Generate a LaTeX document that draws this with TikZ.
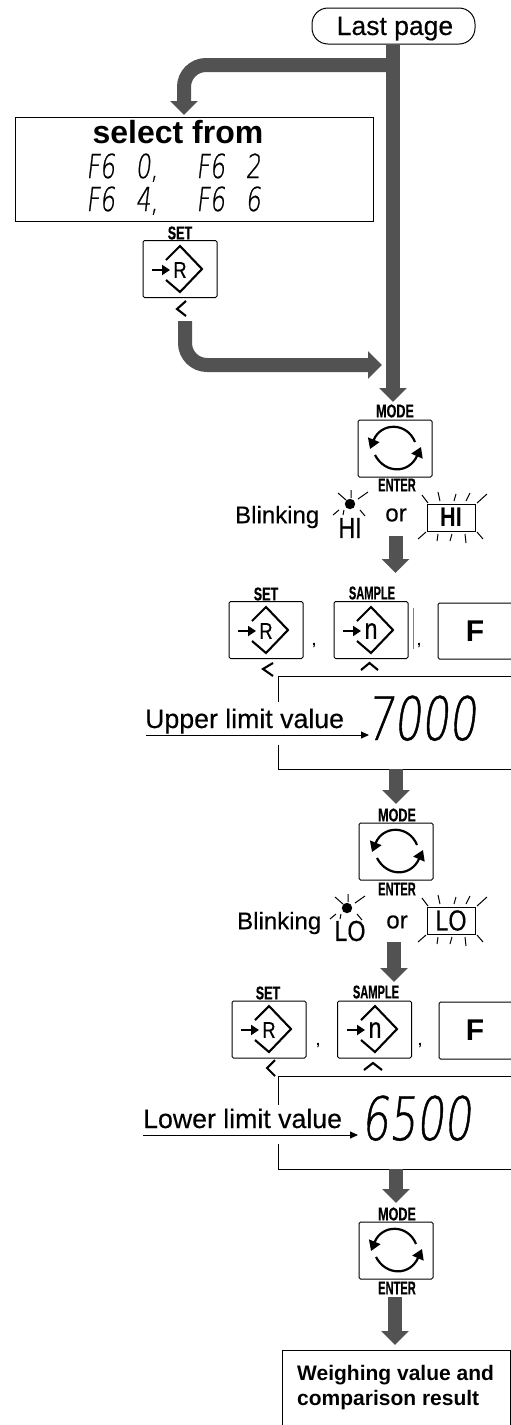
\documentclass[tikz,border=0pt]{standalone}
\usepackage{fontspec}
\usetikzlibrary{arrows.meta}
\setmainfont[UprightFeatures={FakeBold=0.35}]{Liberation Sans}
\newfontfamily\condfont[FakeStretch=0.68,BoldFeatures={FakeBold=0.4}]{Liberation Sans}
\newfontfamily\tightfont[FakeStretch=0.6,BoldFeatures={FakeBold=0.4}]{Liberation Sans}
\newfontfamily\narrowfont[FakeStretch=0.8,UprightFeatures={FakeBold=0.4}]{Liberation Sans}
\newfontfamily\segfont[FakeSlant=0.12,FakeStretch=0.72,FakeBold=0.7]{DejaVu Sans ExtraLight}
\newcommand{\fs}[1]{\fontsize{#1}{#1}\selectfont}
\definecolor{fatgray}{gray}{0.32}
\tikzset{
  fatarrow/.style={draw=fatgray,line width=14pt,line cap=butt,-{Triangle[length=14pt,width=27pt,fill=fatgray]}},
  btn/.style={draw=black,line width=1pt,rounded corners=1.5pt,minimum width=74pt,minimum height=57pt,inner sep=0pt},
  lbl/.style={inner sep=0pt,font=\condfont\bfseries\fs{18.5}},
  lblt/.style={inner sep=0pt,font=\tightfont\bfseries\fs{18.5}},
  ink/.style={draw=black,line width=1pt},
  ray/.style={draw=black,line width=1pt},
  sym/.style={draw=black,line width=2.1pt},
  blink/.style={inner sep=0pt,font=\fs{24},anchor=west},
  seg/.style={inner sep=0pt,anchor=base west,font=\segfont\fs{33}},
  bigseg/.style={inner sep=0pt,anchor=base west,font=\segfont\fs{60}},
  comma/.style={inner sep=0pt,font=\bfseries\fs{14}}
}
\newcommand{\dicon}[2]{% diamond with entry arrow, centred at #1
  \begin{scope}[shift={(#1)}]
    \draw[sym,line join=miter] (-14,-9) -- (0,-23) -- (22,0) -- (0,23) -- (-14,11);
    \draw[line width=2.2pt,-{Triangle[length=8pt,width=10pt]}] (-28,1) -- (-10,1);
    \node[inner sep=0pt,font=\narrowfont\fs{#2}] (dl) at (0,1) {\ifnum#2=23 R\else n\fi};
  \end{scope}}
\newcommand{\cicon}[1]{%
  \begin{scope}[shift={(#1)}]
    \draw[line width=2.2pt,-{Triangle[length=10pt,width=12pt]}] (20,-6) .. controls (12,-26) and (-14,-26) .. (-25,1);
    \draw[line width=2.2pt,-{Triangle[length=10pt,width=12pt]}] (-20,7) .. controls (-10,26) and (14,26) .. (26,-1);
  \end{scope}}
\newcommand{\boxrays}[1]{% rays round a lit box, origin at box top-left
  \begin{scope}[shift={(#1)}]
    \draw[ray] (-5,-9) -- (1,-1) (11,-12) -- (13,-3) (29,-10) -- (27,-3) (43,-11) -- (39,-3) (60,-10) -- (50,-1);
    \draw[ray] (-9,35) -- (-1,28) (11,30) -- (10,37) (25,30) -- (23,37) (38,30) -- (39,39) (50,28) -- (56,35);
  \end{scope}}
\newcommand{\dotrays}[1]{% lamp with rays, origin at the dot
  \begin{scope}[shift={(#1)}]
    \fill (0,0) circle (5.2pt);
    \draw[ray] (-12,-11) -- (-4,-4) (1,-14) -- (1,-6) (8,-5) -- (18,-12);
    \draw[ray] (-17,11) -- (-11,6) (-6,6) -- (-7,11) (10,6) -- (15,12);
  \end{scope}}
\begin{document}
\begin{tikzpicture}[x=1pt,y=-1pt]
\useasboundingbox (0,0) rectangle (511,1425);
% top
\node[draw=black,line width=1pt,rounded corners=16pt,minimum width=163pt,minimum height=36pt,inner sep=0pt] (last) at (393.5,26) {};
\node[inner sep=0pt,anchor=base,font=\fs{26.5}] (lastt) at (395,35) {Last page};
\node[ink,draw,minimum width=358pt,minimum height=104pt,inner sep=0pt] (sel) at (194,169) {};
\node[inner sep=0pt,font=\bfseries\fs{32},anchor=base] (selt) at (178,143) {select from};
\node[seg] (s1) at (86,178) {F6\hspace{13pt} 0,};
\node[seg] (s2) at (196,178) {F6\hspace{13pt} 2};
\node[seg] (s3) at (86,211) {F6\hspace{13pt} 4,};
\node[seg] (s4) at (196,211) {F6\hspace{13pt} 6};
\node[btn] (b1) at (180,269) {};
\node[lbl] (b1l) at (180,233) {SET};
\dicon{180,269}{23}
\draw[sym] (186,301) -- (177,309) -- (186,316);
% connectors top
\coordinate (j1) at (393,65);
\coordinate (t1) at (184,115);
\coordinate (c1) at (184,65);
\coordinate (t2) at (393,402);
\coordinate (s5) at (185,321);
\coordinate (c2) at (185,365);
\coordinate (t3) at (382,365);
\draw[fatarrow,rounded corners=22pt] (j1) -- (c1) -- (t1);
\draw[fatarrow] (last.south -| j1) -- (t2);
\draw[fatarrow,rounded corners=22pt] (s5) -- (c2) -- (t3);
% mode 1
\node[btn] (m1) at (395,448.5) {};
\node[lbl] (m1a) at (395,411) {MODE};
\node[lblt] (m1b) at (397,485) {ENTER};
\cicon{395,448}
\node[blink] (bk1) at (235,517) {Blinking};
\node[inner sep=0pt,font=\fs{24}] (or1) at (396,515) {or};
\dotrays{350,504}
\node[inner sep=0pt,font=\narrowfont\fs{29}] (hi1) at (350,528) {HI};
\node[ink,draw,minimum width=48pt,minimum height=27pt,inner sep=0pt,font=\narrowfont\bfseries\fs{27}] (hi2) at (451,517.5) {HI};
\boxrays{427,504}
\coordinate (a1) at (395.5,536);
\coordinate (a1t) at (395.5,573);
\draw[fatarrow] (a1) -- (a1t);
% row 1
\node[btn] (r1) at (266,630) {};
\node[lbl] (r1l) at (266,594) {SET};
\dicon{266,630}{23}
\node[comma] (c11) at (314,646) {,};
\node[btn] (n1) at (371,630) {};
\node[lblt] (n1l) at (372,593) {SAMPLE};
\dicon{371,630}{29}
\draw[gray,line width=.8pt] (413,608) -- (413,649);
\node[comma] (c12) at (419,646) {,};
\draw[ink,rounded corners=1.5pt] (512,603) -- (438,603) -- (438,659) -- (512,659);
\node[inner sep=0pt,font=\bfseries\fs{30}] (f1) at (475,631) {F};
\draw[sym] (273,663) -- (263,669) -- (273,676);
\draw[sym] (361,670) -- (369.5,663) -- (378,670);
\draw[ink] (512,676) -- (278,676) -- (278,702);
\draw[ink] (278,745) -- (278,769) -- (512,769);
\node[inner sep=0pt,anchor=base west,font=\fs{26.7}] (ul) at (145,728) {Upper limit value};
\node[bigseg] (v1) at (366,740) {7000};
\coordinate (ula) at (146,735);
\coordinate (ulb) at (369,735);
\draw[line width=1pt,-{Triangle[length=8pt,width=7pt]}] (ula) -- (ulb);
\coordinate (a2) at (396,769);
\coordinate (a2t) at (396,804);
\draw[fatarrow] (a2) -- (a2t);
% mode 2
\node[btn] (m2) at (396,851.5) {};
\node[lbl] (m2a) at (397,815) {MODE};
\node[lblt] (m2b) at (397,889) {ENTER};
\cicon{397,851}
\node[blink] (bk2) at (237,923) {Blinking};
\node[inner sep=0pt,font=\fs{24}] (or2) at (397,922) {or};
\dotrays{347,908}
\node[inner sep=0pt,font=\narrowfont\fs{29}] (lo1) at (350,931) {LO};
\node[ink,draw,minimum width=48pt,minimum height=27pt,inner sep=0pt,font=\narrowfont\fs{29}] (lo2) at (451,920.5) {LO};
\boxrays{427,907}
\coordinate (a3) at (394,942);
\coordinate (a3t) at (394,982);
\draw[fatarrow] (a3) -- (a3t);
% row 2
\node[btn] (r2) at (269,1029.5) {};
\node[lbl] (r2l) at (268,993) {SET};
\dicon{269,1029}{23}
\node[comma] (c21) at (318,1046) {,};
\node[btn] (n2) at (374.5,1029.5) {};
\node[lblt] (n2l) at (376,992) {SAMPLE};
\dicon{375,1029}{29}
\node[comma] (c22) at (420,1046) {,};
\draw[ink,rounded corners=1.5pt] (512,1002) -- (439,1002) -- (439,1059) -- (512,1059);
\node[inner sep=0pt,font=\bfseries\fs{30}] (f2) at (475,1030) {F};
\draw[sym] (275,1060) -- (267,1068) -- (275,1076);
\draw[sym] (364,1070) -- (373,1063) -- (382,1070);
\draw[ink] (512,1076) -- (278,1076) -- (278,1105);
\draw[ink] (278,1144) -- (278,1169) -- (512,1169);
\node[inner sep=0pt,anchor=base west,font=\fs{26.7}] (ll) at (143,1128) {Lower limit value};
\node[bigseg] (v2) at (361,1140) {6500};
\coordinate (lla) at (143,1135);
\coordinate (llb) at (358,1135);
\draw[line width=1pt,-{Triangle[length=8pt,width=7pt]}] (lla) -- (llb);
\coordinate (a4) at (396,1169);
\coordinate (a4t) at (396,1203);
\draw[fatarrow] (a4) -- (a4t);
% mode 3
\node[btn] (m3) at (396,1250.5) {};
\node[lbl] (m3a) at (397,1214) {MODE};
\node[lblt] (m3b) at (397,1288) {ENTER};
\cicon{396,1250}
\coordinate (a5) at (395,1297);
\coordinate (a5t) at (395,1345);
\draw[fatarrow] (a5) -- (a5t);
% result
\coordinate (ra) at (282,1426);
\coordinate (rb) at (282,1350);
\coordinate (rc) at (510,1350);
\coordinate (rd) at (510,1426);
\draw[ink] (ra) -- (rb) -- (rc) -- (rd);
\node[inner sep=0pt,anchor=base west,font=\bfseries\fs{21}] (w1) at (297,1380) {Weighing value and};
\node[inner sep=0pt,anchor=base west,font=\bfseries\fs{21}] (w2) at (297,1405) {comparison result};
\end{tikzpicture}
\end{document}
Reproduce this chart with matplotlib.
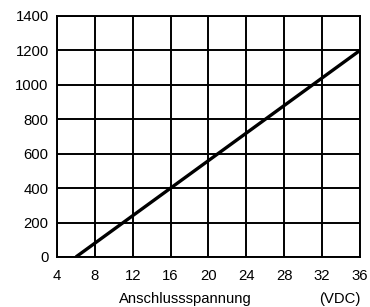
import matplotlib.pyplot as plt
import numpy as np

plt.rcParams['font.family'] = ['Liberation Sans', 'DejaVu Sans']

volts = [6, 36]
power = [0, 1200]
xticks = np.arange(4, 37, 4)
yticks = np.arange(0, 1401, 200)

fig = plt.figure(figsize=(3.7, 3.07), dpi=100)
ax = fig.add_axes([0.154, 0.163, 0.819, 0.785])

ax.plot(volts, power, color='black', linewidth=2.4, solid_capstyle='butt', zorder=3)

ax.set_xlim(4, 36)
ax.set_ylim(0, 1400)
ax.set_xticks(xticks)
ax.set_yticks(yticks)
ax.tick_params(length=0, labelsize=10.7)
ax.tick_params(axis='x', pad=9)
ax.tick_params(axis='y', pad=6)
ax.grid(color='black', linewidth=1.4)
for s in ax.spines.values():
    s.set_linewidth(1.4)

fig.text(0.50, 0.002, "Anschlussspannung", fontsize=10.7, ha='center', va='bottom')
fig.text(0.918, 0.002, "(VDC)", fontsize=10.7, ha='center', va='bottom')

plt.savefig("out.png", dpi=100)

_ _ _

Prompt.
Extract, exactly as written, the span of lines from the one holding "Reproduce this chart with matplotlib." through the last line, inclusive. Skip any picture.

Task solution.
Reproduce this chart with matplotlib.
import matplotlib.pyplot as plt
import numpy as np

plt.rcParams['font.family'] = ['Liberation Sans', 'DejaVu Sans']

volts = [6, 36]
power = [0, 1200]
xticks = np.arange(4, 37, 4)
yticks = np.arange(0, 1401, 200)

fig = plt.figure(figsize=(3.7, 3.07), dpi=100)
ax = fig.add_axes([0.154, 0.163, 0.819, 0.785])

ax.plot(volts, power, color='black', linewidth=2.4, solid_capstyle='butt', zorder=3)

ax.set_xlim(4, 36)
ax.set_ylim(0, 1400)
ax.set_xticks(xticks)
ax.set_yticks(yticks)
ax.tick_params(length=0, labelsize=10.7)
ax.tick_params(axis='x', pad=9)
ax.tick_params(axis='y', pad=6)
ax.grid(color='black', linewidth=1.4)
for s in ax.spines.values():
    s.set_linewidth(1.4)

fig.text(0.50, 0.002, "Anschlussspannung", fontsize=10.7, ha='center', va='bottom')
fig.text(0.918, 0.002, "(VDC)", fontsize=10.7, ha='center', va='bottom')

plt.savefig("out.png", dpi=100)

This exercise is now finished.